→ WHAT IS NEEDED
Leave out the pictures and retype only the lines from the opening line to the line that holds "plt.savefig('out.png', dpi=100, facecolor='white')", both ends included.

• • • • •

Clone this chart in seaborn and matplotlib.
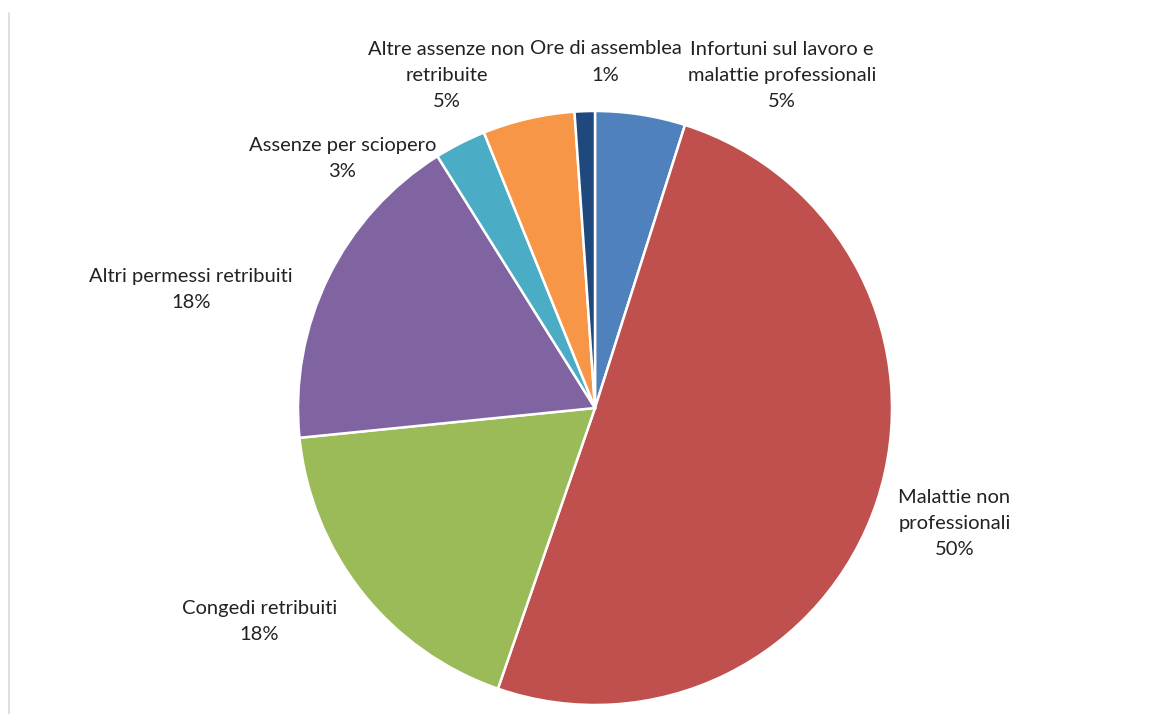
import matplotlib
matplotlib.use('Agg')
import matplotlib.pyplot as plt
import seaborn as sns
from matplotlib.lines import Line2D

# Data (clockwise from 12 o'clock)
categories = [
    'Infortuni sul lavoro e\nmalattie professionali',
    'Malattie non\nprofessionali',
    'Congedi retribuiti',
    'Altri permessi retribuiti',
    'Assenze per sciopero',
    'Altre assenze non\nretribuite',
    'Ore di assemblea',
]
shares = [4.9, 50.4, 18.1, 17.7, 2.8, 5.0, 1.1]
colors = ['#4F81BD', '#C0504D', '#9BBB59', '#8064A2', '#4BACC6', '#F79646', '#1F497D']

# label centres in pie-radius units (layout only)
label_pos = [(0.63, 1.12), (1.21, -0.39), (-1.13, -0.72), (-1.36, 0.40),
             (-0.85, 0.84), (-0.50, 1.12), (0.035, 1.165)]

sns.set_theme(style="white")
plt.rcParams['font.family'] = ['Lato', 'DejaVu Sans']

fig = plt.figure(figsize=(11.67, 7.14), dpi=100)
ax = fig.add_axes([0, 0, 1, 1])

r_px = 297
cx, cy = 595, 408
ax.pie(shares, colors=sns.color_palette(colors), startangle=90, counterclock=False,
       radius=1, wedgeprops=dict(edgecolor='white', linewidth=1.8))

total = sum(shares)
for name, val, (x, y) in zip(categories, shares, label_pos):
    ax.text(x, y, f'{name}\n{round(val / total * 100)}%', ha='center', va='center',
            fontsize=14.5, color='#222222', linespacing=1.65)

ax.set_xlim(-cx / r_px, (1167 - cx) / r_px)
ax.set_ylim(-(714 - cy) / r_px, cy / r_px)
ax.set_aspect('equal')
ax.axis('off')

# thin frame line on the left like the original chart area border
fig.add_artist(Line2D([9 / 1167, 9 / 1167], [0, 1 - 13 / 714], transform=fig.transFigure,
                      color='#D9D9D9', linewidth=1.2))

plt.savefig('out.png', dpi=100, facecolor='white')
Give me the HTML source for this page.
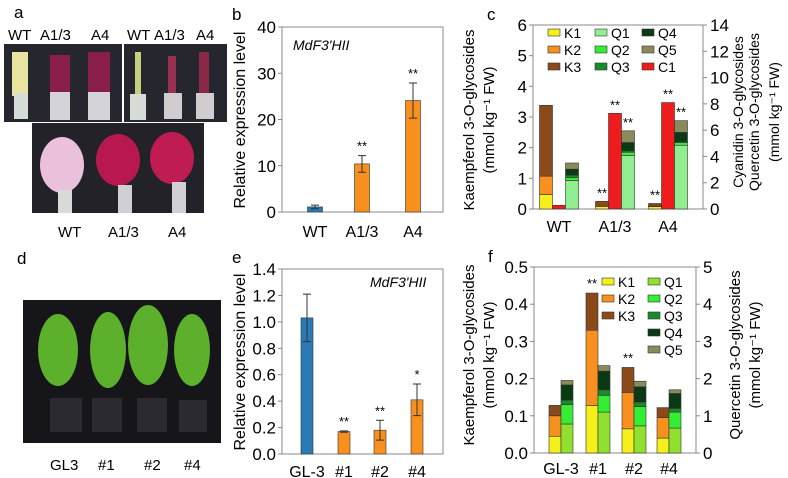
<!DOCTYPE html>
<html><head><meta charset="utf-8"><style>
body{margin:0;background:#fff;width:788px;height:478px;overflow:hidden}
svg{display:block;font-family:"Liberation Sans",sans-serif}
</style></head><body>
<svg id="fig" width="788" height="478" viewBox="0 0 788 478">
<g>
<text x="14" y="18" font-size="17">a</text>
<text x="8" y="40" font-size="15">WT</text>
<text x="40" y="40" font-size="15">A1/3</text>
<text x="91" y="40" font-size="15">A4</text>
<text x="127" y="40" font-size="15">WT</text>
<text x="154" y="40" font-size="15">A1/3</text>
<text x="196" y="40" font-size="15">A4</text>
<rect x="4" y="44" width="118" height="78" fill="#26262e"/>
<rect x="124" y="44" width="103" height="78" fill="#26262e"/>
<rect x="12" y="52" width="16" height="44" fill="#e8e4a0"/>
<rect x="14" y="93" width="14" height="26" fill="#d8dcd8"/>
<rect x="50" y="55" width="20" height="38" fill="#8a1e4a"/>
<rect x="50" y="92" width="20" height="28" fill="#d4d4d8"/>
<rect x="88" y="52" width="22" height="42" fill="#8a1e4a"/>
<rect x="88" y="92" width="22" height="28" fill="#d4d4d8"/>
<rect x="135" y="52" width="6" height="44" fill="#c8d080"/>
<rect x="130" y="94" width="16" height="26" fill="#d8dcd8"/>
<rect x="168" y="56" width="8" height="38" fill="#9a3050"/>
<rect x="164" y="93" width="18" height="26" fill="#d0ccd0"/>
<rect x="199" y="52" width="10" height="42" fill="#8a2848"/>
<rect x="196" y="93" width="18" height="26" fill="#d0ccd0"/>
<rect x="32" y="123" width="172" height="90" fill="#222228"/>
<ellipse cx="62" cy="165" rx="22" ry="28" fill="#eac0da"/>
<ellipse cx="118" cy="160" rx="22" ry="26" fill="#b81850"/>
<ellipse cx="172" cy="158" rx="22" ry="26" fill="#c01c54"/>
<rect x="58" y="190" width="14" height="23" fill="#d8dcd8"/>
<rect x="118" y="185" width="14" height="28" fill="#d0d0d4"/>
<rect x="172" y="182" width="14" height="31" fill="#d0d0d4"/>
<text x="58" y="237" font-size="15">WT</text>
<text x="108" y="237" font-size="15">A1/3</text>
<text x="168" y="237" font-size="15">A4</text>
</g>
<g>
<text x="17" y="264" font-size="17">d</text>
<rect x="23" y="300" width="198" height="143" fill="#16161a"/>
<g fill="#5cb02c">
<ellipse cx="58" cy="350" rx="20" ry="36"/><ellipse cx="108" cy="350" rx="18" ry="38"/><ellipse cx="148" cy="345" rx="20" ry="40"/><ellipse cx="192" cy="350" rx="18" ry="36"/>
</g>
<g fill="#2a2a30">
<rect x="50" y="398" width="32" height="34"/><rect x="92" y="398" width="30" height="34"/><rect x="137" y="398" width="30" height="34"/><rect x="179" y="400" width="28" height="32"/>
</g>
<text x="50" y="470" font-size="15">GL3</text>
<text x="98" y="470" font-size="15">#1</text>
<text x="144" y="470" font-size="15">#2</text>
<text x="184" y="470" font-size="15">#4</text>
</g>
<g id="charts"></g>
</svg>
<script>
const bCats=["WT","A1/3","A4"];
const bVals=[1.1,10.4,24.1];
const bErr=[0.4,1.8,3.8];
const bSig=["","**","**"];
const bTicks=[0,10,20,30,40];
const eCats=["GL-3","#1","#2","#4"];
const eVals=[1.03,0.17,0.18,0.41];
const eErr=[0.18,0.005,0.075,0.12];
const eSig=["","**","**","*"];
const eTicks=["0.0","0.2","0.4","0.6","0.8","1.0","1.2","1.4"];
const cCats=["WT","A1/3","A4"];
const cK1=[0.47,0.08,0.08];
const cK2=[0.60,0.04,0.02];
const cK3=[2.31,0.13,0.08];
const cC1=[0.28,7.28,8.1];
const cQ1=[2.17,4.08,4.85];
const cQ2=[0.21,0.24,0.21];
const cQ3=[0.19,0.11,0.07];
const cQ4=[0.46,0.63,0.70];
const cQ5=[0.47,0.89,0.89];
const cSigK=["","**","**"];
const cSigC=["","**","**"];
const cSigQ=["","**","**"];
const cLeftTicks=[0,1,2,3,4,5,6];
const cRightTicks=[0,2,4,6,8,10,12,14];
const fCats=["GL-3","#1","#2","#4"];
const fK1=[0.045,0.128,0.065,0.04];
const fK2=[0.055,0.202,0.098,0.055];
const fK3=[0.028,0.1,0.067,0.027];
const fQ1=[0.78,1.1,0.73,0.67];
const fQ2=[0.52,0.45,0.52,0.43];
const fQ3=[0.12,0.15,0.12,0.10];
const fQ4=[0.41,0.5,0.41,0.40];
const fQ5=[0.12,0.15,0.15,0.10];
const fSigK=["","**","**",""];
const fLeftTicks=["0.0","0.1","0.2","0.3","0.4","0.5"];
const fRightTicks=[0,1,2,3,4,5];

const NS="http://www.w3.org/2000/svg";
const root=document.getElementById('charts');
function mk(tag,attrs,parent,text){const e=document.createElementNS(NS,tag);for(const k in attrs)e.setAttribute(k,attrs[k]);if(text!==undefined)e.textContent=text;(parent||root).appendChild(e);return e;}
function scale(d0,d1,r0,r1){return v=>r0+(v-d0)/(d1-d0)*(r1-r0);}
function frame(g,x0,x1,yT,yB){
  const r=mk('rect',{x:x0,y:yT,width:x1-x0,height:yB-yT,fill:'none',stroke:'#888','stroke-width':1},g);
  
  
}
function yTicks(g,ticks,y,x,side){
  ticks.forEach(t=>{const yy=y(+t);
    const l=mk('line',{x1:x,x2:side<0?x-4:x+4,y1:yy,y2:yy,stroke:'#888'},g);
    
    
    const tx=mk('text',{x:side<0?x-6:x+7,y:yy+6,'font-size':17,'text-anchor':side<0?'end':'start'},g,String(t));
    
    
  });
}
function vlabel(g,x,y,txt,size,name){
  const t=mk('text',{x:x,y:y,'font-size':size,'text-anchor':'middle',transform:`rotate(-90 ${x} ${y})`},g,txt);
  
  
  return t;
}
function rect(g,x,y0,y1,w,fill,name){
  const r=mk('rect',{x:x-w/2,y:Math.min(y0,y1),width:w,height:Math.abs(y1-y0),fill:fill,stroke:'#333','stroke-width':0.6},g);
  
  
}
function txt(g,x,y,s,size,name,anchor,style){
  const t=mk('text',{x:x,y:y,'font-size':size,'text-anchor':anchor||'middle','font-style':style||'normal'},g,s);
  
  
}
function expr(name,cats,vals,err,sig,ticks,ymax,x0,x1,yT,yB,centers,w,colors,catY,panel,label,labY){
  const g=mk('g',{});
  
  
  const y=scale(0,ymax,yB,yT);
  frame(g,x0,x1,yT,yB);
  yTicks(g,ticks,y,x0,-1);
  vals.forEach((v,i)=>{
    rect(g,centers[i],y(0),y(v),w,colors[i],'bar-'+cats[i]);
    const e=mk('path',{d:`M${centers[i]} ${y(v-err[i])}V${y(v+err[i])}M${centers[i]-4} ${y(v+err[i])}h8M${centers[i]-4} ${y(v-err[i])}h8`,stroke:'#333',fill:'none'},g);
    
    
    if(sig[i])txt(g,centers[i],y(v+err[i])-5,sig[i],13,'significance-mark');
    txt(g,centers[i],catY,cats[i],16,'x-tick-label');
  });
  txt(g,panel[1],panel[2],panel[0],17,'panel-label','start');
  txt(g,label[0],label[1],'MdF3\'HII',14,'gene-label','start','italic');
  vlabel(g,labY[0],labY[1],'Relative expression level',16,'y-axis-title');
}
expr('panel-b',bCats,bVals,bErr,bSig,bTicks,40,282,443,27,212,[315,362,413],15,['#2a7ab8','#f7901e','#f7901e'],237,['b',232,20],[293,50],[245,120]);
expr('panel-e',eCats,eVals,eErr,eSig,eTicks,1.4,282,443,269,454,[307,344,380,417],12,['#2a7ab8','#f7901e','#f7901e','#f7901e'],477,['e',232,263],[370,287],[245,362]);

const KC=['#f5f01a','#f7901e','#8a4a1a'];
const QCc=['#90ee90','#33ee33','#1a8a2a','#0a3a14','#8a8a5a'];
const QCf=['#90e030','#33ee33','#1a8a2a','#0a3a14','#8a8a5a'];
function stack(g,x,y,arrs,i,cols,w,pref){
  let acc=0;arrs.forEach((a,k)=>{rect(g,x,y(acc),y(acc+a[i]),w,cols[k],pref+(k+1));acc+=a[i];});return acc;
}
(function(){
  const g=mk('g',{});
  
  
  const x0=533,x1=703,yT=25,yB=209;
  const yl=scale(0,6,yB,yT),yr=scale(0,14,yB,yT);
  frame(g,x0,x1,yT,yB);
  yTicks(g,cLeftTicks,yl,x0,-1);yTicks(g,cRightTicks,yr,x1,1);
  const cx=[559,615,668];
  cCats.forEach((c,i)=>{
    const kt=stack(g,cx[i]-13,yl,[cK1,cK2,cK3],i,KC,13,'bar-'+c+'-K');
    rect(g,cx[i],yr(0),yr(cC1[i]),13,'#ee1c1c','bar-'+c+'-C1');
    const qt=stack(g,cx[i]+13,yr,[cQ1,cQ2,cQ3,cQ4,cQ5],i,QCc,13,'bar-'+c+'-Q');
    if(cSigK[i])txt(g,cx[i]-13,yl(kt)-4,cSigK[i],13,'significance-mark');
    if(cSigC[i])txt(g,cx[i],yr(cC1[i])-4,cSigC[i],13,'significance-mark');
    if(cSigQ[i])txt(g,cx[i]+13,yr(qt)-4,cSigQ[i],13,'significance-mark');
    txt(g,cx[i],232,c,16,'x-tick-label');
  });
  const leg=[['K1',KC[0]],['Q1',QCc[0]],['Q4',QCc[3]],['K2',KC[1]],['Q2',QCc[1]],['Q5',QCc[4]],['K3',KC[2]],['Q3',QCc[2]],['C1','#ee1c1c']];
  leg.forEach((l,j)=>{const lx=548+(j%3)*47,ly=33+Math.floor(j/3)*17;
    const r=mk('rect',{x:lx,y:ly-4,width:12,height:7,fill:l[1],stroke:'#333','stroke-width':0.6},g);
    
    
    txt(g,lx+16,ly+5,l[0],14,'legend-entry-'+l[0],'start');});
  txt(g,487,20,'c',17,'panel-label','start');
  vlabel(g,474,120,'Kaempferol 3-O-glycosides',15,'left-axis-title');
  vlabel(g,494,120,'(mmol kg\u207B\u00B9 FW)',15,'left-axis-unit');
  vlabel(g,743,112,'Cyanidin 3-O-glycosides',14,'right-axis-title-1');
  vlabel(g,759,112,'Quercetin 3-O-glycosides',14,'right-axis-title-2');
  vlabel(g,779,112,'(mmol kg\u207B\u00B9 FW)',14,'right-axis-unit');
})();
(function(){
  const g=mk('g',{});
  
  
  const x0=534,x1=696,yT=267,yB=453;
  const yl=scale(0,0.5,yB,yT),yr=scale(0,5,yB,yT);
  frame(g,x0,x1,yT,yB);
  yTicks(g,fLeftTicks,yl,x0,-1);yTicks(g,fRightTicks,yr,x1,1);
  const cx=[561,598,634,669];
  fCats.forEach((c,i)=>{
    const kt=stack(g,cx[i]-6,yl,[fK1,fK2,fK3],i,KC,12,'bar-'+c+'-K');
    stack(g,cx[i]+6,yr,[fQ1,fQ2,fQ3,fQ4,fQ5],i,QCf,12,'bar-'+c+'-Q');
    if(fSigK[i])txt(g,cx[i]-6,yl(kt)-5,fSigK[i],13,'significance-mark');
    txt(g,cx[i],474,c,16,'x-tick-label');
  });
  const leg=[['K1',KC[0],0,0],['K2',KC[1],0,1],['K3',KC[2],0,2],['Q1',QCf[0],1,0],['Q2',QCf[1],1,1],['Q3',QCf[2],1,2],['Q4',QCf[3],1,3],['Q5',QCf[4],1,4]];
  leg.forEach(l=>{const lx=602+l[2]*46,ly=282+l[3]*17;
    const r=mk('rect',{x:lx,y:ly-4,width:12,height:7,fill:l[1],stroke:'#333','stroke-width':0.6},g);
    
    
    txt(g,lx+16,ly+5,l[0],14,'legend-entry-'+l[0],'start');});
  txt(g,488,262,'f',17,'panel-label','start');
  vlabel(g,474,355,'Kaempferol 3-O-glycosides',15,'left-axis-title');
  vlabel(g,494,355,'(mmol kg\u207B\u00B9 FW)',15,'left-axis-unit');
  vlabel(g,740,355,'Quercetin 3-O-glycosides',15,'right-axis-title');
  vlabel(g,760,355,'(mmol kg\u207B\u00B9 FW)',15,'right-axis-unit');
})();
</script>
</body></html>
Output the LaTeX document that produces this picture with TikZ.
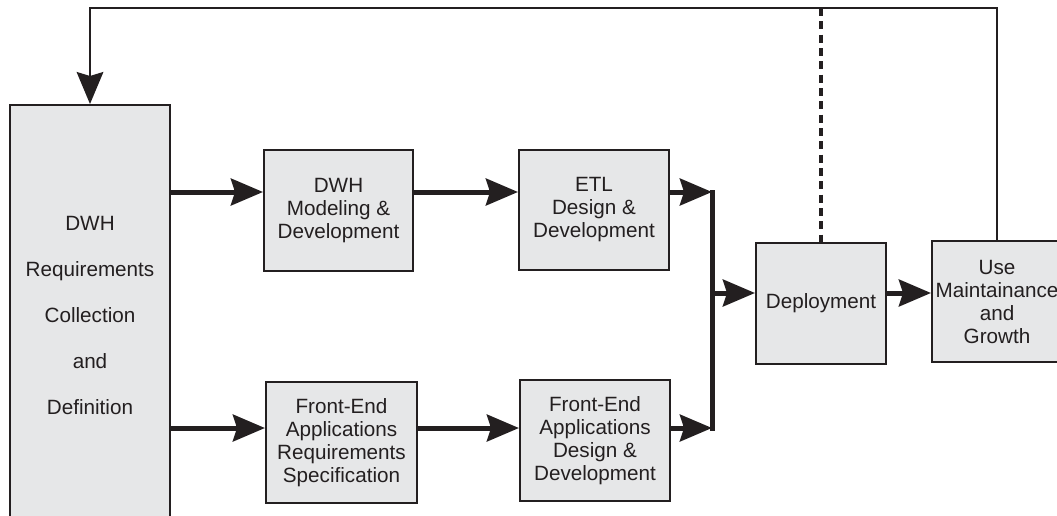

• • • • •

→ ANSWER IN FULL
Clone this chart in seaborn and matplotlib.
import matplotlib
matplotlib.use('Agg')
import matplotlib.pyplot as plt
import seaborn as sns
from matplotlib.lines import Line2D

# Data (clockwise from 12 o'clock)
categories = [
    'Infortuni sul lavoro e\nmalattie professionali',
    'Malattie non\nprofessionali',
    'Congedi retribuiti',
    'Altri permessi retribuiti',
    'Assenze per sciopero',
    'Altre assenze non\nretribuite',
    'Ore di assemblea',
]
shares = [4.9, 50.4, 18.1, 17.7, 2.8, 5.0, 1.1]
colors = ['#4F81BD', '#C0504D', '#9BBB59', '#8064A2', '#4BACC6', '#F79646', '#1F497D']

# label centres in pie-radius units (layout only)
label_pos = [(0.63, 1.12), (1.21, -0.39), (-1.13, -0.72), (-1.36, 0.40),
             (-0.85, 0.84), (-0.50, 1.12), (0.035, 1.165)]

sns.set_theme(style="white")
plt.rcParams['font.family'] = ['Lato', 'DejaVu Sans']

fig = plt.figure(figsize=(11.67, 7.14), dpi=100)
ax = fig.add_axes([0, 0, 1, 1])

r_px = 297
cx, cy = 595, 408
ax.pie(shares, colors=sns.color_palette(colors), startangle=90, counterclock=False,
       radius=1, wedgeprops=dict(edgecolor='white', linewidth=1.8))

total = sum(shares)
for name, val, (x, y) in zip(categories, shares, label_pos):
    ax.text(x, y, f'{name}\n{round(val / total * 100)}%', ha='center', va='center',
            fontsize=14.5, color='#222222', linespacing=1.65)

ax.set_xlim(-cx / r_px, (1167 - cx) / r_px)
ax.set_ylim(-(714 - cy) / r_px, cy / r_px)
ax.set_aspect('equal')
ax.axis('off')

# thin frame line on the left like the original chart area border
fig.add_artist(Line2D([9 / 1167, 9 / 1167], [0, 1 - 13 / 714], transform=fig.transFigure,
                      color='#D9D9D9', linewidth=1.2))

plt.savefig('out.png', dpi=100, facecolor='white')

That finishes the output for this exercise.